Provided records

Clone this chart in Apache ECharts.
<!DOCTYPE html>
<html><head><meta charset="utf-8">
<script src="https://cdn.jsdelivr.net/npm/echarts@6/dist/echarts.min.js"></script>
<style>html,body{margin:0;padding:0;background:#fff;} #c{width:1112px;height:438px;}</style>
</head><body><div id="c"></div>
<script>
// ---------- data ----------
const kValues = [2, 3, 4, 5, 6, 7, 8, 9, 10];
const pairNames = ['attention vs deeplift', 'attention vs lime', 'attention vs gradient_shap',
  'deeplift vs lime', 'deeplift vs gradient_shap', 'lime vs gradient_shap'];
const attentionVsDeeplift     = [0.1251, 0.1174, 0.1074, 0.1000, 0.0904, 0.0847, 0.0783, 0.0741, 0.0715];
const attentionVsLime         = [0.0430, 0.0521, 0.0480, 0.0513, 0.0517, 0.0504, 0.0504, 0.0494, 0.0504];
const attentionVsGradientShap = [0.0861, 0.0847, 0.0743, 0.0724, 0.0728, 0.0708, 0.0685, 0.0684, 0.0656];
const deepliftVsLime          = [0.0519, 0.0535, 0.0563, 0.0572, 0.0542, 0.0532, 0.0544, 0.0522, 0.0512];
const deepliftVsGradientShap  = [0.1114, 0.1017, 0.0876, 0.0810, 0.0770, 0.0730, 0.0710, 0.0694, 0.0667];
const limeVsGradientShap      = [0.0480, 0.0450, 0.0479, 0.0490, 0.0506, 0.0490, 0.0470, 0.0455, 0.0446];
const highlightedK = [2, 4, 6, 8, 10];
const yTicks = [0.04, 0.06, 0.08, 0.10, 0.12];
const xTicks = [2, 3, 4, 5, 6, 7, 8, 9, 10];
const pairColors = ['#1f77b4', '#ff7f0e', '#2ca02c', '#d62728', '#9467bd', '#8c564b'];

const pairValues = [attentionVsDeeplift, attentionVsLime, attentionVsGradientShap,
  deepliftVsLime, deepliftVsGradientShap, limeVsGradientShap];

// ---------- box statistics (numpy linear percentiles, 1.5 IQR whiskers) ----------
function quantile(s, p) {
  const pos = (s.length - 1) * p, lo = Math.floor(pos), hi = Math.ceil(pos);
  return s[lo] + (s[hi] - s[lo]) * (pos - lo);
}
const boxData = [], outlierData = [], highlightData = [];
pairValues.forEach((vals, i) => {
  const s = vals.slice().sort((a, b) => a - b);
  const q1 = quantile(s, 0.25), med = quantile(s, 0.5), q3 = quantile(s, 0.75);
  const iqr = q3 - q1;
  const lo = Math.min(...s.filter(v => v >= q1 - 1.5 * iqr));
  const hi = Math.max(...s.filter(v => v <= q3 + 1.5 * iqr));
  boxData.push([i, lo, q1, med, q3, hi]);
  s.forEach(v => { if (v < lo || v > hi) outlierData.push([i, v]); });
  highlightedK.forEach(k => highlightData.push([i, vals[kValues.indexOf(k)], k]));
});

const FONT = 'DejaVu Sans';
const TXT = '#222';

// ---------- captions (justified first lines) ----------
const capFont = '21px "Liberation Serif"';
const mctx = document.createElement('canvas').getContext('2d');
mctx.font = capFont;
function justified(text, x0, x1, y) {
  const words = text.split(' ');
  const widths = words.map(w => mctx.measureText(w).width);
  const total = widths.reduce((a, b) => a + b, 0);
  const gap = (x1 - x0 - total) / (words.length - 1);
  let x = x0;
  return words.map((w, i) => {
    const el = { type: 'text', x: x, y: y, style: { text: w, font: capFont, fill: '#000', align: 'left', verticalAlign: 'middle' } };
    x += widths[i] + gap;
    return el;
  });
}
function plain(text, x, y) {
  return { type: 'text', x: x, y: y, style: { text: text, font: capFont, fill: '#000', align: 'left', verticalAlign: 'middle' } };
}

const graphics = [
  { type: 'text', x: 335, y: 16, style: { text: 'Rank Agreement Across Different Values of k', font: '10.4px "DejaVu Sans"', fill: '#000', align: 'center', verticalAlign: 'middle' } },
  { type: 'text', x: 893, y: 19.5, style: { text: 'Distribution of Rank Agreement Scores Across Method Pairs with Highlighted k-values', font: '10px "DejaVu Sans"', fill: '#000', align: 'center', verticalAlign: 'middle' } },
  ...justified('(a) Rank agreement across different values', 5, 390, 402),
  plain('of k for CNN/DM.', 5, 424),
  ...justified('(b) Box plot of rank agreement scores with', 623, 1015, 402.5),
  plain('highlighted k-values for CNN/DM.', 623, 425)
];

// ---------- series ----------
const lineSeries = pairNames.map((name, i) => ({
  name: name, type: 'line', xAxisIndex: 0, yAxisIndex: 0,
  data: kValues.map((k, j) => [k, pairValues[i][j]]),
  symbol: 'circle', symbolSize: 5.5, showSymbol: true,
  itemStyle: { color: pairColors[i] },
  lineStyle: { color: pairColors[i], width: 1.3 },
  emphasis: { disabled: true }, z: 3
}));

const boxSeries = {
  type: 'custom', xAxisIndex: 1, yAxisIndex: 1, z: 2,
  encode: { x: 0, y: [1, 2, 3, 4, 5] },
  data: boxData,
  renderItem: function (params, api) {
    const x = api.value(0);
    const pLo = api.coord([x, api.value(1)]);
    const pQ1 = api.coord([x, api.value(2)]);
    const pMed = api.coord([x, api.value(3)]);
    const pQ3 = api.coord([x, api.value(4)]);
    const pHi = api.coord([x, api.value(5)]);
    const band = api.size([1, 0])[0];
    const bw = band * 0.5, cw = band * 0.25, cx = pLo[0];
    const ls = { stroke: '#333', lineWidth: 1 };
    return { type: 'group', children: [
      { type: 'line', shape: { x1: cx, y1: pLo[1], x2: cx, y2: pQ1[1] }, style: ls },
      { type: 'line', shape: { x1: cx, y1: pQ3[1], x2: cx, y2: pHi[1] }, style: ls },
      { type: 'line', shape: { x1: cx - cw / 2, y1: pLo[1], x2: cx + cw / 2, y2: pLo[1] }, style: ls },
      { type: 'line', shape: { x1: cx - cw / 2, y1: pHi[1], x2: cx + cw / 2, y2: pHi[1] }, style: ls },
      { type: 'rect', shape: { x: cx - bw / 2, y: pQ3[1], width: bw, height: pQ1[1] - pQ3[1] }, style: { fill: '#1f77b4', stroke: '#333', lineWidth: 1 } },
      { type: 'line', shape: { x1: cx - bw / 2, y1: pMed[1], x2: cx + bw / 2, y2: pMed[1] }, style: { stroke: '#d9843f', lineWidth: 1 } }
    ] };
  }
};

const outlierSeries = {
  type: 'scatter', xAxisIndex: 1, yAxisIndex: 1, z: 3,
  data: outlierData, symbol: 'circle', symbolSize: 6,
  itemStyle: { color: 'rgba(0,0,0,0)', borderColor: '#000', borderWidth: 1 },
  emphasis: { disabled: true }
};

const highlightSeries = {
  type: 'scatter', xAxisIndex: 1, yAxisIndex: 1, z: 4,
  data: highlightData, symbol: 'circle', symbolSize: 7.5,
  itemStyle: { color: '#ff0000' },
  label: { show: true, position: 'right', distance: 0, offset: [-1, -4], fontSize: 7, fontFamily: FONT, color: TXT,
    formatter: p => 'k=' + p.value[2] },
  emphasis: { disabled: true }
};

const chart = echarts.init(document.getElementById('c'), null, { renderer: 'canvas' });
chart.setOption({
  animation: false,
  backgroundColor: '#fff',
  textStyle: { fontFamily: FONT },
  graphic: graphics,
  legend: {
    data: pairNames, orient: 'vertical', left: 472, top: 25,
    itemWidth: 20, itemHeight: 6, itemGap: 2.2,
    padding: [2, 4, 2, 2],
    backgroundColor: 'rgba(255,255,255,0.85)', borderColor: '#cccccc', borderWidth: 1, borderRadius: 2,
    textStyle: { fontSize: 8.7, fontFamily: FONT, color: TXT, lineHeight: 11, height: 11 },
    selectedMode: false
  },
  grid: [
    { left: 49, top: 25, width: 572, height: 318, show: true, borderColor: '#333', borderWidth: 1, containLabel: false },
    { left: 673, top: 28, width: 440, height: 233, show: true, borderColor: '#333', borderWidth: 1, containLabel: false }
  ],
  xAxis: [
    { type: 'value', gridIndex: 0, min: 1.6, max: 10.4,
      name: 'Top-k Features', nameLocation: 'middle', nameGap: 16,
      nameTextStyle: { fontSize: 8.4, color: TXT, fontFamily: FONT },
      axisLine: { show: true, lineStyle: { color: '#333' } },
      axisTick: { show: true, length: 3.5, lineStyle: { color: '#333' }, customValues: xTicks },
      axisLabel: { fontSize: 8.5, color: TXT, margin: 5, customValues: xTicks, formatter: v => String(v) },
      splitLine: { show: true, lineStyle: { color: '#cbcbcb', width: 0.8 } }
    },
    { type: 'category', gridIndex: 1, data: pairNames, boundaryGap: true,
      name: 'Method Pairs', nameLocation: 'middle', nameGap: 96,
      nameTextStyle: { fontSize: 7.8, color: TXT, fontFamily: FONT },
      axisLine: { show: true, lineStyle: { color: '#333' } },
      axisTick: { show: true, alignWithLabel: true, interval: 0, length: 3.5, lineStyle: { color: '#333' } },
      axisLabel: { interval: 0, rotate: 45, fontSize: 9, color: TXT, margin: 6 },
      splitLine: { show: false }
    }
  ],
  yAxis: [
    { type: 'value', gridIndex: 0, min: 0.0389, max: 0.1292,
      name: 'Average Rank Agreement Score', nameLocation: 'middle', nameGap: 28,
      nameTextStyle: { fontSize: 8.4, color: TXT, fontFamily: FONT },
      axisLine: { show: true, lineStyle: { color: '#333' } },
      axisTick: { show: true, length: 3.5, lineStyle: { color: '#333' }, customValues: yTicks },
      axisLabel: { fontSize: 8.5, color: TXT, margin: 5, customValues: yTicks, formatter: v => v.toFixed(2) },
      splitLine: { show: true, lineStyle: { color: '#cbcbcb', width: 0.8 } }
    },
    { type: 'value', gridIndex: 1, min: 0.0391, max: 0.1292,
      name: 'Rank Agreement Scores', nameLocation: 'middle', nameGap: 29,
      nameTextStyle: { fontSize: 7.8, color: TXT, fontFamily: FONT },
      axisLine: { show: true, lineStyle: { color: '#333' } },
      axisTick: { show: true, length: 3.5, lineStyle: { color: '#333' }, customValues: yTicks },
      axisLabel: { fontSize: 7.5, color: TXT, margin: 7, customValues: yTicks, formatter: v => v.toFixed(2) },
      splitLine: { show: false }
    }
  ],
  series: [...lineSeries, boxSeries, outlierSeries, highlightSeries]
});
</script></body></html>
--
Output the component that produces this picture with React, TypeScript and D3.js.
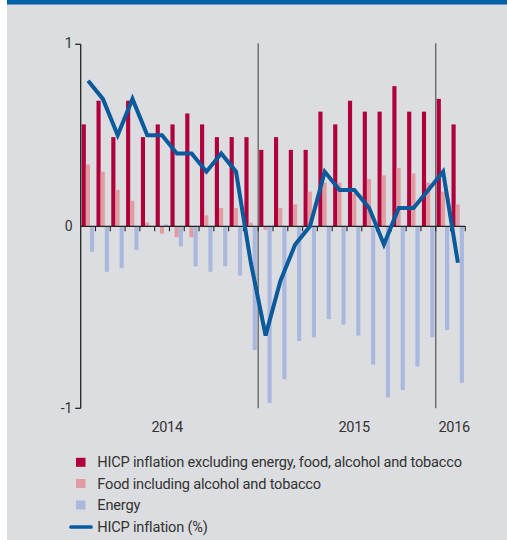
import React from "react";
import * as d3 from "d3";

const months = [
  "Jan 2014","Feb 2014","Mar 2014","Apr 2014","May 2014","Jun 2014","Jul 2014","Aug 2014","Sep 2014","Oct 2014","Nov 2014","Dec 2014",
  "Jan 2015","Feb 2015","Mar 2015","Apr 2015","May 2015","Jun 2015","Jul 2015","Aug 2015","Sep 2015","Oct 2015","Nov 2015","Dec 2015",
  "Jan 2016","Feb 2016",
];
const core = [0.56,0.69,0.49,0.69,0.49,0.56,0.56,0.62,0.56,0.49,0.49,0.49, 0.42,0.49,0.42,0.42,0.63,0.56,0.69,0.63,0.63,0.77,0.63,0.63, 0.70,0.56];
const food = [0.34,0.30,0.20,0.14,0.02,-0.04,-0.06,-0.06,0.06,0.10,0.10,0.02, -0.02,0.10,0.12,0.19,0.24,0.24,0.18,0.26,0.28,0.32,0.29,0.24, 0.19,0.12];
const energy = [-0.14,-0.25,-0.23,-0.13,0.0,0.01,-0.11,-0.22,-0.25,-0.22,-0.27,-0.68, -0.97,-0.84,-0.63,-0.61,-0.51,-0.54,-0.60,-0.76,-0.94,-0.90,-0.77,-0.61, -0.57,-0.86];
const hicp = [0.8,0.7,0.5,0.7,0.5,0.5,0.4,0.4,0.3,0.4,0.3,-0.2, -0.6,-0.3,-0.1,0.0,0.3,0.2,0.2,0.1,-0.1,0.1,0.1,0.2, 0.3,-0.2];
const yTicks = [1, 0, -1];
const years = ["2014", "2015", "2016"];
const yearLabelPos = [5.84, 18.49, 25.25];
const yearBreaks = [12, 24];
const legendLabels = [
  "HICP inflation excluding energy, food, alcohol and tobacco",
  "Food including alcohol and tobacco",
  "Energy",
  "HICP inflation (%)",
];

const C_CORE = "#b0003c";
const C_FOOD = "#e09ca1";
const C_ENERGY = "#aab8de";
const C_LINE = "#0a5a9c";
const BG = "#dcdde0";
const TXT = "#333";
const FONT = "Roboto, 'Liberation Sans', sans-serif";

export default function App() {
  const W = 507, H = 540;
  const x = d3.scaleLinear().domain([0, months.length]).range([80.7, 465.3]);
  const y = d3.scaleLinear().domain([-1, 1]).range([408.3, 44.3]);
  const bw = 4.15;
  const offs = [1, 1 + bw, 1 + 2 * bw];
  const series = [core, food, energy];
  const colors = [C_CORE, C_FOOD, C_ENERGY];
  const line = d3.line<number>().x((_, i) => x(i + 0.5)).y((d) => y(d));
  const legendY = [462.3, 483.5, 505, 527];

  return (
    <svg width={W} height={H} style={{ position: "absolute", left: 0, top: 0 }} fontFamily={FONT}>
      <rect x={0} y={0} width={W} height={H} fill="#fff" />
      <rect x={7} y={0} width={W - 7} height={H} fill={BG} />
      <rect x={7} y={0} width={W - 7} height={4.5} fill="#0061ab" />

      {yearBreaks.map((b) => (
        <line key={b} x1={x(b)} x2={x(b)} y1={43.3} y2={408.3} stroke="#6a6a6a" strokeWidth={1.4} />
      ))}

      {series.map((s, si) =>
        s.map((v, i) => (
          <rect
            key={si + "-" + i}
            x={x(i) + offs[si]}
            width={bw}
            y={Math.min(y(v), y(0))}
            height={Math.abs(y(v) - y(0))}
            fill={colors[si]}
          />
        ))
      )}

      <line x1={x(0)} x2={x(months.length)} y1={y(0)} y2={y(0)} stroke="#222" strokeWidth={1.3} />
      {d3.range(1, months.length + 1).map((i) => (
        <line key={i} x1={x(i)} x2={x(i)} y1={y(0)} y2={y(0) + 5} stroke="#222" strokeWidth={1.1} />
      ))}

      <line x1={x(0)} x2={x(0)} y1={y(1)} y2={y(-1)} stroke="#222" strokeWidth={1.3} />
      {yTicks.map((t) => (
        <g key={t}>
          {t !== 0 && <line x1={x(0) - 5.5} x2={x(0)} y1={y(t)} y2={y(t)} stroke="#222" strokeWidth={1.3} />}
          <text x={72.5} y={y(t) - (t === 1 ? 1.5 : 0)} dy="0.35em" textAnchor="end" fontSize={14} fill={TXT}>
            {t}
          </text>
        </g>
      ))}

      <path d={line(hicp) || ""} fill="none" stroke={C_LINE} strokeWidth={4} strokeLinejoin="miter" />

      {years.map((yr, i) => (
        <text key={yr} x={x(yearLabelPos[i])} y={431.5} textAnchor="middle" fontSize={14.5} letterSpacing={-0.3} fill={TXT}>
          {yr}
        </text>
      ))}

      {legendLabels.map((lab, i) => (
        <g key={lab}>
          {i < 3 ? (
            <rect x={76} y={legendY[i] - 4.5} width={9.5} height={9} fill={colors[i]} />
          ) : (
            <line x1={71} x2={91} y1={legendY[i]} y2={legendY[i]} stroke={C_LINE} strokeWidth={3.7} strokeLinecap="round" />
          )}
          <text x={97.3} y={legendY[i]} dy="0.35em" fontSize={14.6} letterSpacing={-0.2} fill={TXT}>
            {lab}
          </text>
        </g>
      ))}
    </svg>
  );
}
* * *
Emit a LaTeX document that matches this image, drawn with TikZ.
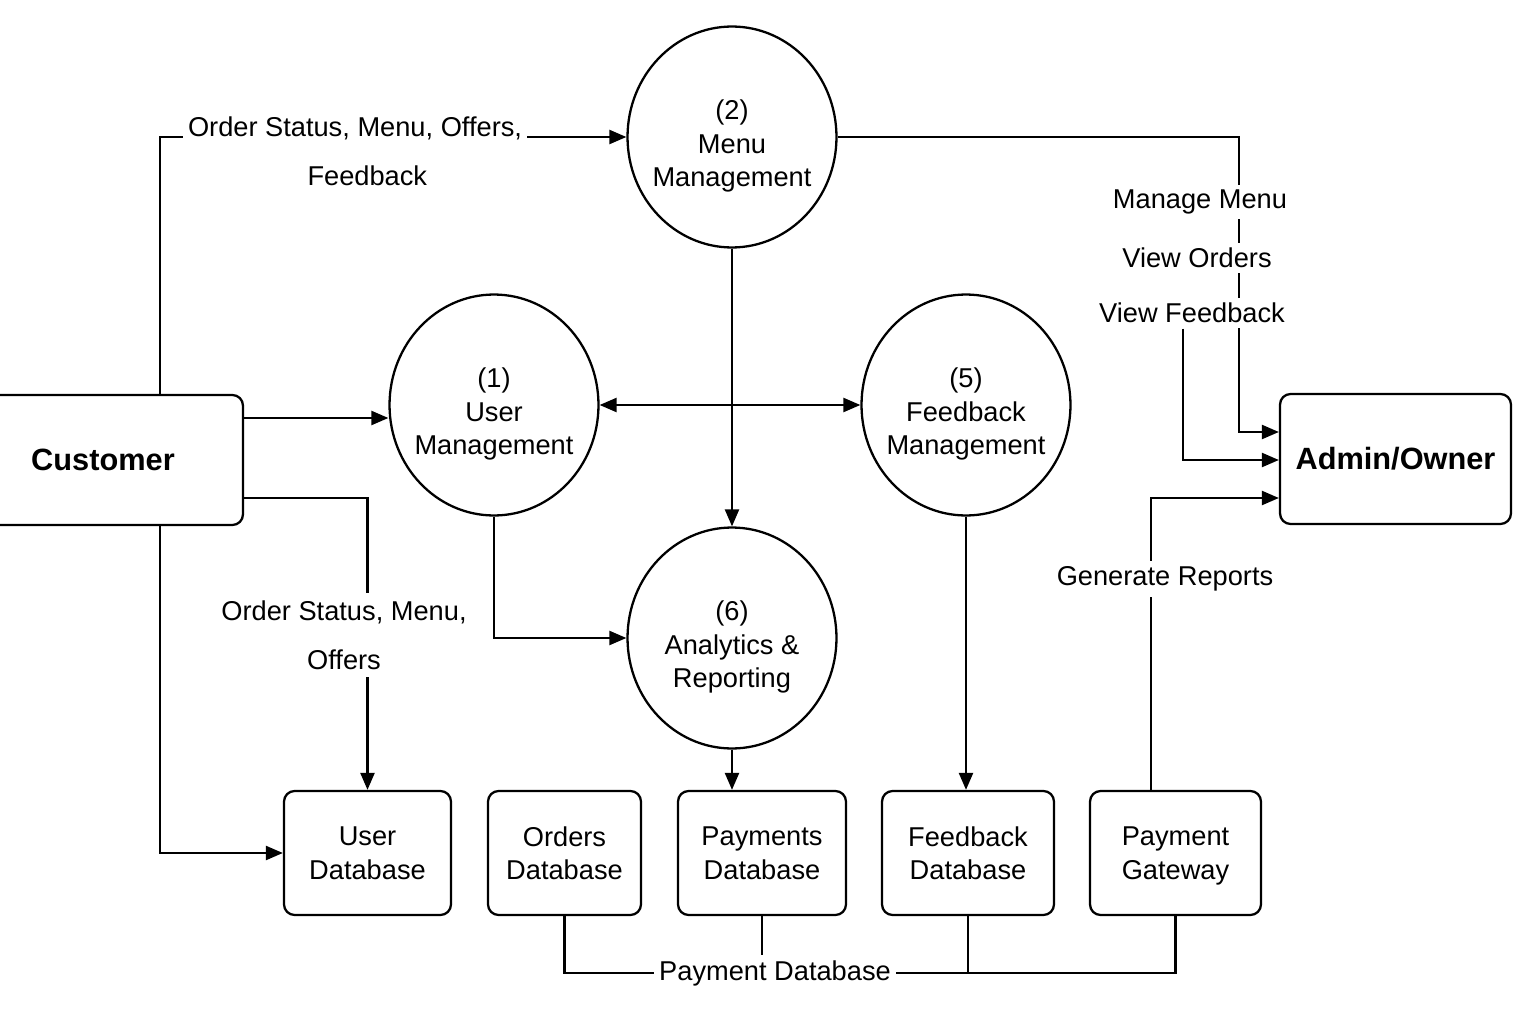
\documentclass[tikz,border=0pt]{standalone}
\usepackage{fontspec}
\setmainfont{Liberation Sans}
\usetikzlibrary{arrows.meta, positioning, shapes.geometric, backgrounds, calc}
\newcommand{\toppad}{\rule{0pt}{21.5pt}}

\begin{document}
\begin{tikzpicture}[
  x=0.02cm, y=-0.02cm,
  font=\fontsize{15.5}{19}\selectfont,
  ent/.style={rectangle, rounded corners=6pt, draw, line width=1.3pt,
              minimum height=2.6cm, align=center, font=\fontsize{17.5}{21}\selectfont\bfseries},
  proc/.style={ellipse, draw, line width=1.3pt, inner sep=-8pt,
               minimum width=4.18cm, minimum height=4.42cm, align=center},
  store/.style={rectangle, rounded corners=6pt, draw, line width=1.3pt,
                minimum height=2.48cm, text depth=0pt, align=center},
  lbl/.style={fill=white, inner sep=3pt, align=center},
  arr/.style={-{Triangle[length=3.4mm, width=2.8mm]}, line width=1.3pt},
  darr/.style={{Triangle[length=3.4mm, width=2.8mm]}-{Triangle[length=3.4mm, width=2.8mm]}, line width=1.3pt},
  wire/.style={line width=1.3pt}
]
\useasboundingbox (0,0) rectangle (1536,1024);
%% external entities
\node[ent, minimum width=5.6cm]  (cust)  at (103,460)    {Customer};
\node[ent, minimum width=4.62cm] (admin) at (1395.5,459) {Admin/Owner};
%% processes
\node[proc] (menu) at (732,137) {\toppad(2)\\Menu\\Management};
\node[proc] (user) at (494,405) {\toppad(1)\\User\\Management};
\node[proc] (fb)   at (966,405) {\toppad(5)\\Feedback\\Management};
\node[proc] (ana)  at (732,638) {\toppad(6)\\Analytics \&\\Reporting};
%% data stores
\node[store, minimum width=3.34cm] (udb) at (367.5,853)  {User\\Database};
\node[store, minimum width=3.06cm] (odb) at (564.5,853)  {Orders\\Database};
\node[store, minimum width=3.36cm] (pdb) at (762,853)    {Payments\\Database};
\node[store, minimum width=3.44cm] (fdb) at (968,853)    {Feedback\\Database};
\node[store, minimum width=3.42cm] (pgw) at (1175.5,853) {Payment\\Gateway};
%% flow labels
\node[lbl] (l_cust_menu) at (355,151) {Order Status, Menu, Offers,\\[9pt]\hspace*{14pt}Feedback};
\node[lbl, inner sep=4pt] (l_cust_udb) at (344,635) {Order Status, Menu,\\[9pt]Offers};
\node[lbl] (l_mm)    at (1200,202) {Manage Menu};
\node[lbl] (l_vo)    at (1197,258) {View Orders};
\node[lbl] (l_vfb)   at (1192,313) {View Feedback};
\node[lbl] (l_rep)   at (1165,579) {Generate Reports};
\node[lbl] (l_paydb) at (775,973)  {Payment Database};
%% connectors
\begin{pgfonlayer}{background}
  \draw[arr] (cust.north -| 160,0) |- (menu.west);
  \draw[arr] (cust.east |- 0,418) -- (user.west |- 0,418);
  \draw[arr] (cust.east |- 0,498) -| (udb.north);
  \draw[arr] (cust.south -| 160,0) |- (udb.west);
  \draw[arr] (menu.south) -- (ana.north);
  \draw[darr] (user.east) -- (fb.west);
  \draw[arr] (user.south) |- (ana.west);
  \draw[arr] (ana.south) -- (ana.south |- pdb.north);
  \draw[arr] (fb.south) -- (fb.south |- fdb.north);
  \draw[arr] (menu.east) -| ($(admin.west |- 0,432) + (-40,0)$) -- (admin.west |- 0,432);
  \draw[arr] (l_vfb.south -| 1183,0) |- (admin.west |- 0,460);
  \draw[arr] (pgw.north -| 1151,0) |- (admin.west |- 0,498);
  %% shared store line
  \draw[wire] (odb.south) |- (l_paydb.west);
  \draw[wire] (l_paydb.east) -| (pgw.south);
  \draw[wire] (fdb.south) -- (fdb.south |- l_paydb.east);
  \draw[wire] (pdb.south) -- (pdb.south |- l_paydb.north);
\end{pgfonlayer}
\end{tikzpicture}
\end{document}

Problem to work on
Set down exactly the lines above, from the line containing "Output the component" through the line containing "import * as". Skip the pictures.

Task answer
Output the component that produces this picture with React, TypeScript and D3.js.
import React from "react";
import * as d3 from "d3";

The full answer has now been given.